• _Collected material_
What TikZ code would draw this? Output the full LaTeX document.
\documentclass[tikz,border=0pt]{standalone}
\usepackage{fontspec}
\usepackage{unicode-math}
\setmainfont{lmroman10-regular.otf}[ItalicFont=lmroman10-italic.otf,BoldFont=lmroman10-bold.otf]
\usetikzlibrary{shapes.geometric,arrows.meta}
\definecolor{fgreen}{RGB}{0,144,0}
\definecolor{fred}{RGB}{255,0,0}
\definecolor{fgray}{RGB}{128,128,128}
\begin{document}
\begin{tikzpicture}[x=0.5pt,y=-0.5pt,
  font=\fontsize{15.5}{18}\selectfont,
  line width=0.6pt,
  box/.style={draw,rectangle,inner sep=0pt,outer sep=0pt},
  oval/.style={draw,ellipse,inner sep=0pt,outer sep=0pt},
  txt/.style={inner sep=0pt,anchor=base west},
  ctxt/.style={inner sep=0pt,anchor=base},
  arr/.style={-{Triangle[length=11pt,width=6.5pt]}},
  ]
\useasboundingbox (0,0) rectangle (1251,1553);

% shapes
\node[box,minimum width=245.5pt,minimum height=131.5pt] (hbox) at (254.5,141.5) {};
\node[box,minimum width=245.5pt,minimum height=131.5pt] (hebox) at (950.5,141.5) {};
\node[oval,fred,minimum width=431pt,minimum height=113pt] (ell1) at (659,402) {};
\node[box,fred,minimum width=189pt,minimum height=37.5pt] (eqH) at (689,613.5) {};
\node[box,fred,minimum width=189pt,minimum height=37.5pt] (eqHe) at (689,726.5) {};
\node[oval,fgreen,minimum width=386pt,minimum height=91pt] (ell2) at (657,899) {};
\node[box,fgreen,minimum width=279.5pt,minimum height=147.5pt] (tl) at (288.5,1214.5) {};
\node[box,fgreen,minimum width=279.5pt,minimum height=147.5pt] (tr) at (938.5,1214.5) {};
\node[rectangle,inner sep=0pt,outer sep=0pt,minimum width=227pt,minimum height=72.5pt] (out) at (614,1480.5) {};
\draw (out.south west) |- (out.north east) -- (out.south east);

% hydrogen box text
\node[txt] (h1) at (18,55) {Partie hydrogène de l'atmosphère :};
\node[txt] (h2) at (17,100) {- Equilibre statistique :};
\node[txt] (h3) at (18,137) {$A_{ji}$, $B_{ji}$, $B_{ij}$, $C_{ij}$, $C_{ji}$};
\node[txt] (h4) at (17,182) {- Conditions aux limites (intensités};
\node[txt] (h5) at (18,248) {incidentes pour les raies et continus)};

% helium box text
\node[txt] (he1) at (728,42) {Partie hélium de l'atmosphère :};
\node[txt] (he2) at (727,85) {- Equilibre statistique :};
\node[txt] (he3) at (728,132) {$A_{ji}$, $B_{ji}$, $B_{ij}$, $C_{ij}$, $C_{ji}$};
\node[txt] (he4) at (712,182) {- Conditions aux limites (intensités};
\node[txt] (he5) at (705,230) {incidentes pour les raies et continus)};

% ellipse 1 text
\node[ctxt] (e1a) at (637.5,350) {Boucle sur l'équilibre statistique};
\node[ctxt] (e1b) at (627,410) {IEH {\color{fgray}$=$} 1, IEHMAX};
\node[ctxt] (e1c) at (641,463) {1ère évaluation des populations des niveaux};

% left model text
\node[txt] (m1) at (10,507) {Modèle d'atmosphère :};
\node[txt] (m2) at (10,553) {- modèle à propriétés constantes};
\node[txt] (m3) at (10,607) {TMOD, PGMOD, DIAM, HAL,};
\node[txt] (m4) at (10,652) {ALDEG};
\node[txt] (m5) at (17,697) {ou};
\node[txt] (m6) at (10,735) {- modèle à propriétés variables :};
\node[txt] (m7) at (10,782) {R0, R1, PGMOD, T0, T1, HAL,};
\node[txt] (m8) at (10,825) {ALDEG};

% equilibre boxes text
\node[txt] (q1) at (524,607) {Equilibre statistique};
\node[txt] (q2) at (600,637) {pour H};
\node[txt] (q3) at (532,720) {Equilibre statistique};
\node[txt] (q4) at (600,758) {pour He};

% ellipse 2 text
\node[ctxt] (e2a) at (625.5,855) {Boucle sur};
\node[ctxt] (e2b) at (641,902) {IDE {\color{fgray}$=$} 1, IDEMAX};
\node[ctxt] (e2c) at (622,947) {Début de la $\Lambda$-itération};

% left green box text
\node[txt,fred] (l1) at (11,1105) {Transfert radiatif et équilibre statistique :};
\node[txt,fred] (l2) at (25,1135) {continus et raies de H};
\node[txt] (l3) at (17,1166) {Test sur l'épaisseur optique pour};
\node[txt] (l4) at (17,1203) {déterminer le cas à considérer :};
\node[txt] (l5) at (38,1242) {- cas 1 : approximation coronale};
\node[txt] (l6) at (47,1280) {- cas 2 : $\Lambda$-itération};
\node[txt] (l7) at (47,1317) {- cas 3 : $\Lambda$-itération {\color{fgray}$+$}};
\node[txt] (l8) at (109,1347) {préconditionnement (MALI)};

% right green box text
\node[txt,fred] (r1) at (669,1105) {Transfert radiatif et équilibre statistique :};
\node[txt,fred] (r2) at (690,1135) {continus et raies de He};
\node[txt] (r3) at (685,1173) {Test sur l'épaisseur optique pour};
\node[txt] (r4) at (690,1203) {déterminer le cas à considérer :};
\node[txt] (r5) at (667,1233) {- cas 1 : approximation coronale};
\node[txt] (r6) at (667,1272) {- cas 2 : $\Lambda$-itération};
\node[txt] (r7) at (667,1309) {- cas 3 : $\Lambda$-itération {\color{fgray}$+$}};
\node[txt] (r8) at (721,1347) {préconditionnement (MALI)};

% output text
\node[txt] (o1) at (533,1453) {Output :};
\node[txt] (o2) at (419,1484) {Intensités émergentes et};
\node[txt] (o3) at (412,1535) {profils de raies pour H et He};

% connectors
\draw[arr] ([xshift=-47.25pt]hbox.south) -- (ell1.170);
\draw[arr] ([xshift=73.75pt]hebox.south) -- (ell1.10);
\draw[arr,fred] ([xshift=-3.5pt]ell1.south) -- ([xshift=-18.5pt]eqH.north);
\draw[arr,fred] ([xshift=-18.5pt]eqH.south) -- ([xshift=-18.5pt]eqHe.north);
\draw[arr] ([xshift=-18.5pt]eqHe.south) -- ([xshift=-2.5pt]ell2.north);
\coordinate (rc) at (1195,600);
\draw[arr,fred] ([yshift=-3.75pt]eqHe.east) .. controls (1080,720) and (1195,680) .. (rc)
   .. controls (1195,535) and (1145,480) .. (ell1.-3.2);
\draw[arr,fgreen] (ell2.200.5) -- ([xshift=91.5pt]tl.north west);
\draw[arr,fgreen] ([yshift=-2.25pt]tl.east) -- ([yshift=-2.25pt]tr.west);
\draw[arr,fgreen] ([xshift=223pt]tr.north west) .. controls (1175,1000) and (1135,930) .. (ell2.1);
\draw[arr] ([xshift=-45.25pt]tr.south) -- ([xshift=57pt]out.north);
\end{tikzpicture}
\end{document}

• _Objective_
In this exercise, copy only the lines from the opening line of the material through the line where "(0,0) rectangle (1251,1553);" appears.

• _Exercise answer_
What TikZ code would draw this? Output the full LaTeX document.
\documentclass[tikz,border=0pt]{standalone}
\usepackage{fontspec}
\usepackage{unicode-math}
\setmainfont{lmroman10-regular.otf}[ItalicFont=lmroman10-italic.otf,BoldFont=lmroman10-bold.otf]
\usetikzlibrary{shapes.geometric,arrows.meta}
\definecolor{fgreen}{RGB}{0,144,0}
\definecolor{fred}{RGB}{255,0,0}
\definecolor{fgray}{RGB}{128,128,128}
\begin{document}
\begin{tikzpicture}[x=0.5pt,y=-0.5pt,
  font=\fontsize{15.5}{18}\selectfont,
  line width=0.6pt,
  box/.style={draw,rectangle,inner sep=0pt,outer sep=0pt},
  oval/.style={draw,ellipse,inner sep=0pt,outer sep=0pt},
  txt/.style={inner sep=0pt,anchor=base west},
  ctxt/.style={inner sep=0pt,anchor=base},
  arr/.style={-{Triangle[length=11pt,width=6.5pt]}},
  ]
\useasboundingbox (0,0) rectangle (1251,1553);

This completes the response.